Aussie AI

Negative Zero

  • Book Excerpt from "Generative AI in C++"
  • by David Spuler, Ph.D.

Negative Zero

Floating-point representations have two zeros: positive zero (the usual “0.0f” one) and negative zero (“-0.0f”). Note that there's no negative zero in integers, but only in floating-point types, because integers use two's complement in C++.

Usually, you don't have to worry about negative zero float values, because all of the floating-point operations treat zero and negative zero as equal. Negative zero is not less than positive zero, but is equal instead. For example, the “==” and “!=” operators should correctly handle both zeros as the same, and testing “f==0.0f” will succeed for zero and negative zero.

Normal C++ operations on float types will automatically handle negative zero for you, such as “<” will treat the two zeros are equal, not less-than. This happens at the cost of some inefficiency.

Detecting Negative Zero. Testing for negative zero is not easy. Unfortunately, you cannot use the std::fpclassify function because it returns FP_ZERO for both positive and negative zero. Here are some fast macros for 32-bit floats that look at the bits by pretending it's an unsigned 32-bit integer:

    #define AUSSIE_FLOAT_TO_UINT(f)  (*(unsigned int*)&f)
    #define AUSSIE_FLOAT_IS_POSITIVE_ZERO(f) \
        (((AUSSIE_FLOAT_TO_UINT(f) )) == 0)  // All 0s
    #define AUSSIE_FLOAT_IS_NEGATIVE_ZERO(f)  \ 
        (((AUSSIE_FLOAT_TO_UINT(f) )) == (1u<<31)) // Sign bit

Note that these macros only work for float variables, not constants, because the address-of “&” operator gets a compilation error for floating-point constants (e.g. 0.0f or -0.0f). Also, these only work for 32-bit float types, and comparable macros are needed for 64-bit double or 128-bit long double types.

Pitfall: Bitwise tricks on negative zero. There are some pitfalls with negative zero if you are trying to subvert the normal floating-point number representations and do bitwise operations on them (as I just did above!).

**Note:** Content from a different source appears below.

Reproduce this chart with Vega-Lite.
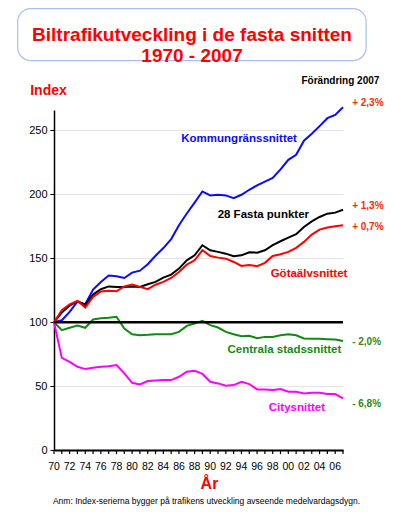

For example, if you're doing bitwise tests on a float, you may still need to test for two values of zero, such as using one or both of the above zero testing macros.

For magnitude comparisons of float types via their underlying bits, there's also a problem. Whereas positive zero is all-bits-zero and will equal integer zero or unsigned integer zero, negative zero has the uppermost bit set (the sign bit), so it will be a negative integer or a very large unsigned number. Hence, negative zero will sort as less than positive zero if using signed integer tests, or will sort as massively greater than many numbers if using unsigned integers for testing.

The problem with negative zero also means that doing any bitwise comparisons will fail. You cannot just compare the underlying integers for equality against each other, nor can you use byte-wise testing. For example, using memcmp for equality testing a float vector will occasionally fail for float values where positive zero compares against negative zero, leading to insidious bugs.

Optimization by Suppressing Negative Zero. Since negative zero introduces an inefficiency into basic float operations (e.g. == or != with 0.0), can we block it for a speedup? Are there any settings that fix the CPU or the compiler to ignore negative zero?

The FTZ and DAZ modes are mainly for subnormal numbers, not negative zero. I'm not aware of any hardware CPU modes specifically for disallowing skipping negative zeros, and I wonder whether they would actually be a de-optimization anyway, by forcing the FPU to explicitly check for negative zeros. Apparently, FTZ might help avoid negative zero in computations, but I'm not sure it's 100% of cases. There is a GCC flag “-ffast-math” which disables the production of negative zero in software.

AI Engines and Negative Zero. Can we speed up the floating-point computations of our AI engine by blocking all floating-point negative zeros? Then the FPU or GPU can assume there's only one type of zero, and run faster.

One situation with a lot of zeros are the “sparsity” methods from unstructured pruning (i.e. magnitude pruning or movement pruning), although hopefully these would be pruned to the normal zero, rather than negative zero. However, if a pruned model is doing any “zero skipping” routine that tests “f==0.0f” on a weight, there's an unnecessary hidden test for negative zero. We could either run in a negative-zero-disabled mode, or use our own bitwise test for floating point zero as all-bits-zero (i.e. using the unsigned integer trick).

Another point about negative zero in AI engines is that weights are static, so you can certainly pre-process the model file to ensure that none of the weights are negative zero. Then, during runtime inference, you can assume that all float values of weights can ignore negative zero. Alternatively, the training method can avoid negative zeros in its computations by running in such a mode, or it could explicitly check for negative zero as a final safety check.

What about zero values at runtime? The main float computation is the vector of logits, which represents probabilities of words (conceptually). Can we guarantee that it never contains a negative zero, and thereby speed up analysis? Can we ensure that vector dot products never compute negative zero? Or is there a way to have the RELU activation function fix any negative zero values that are computed? These optimizations are examined in later chapters.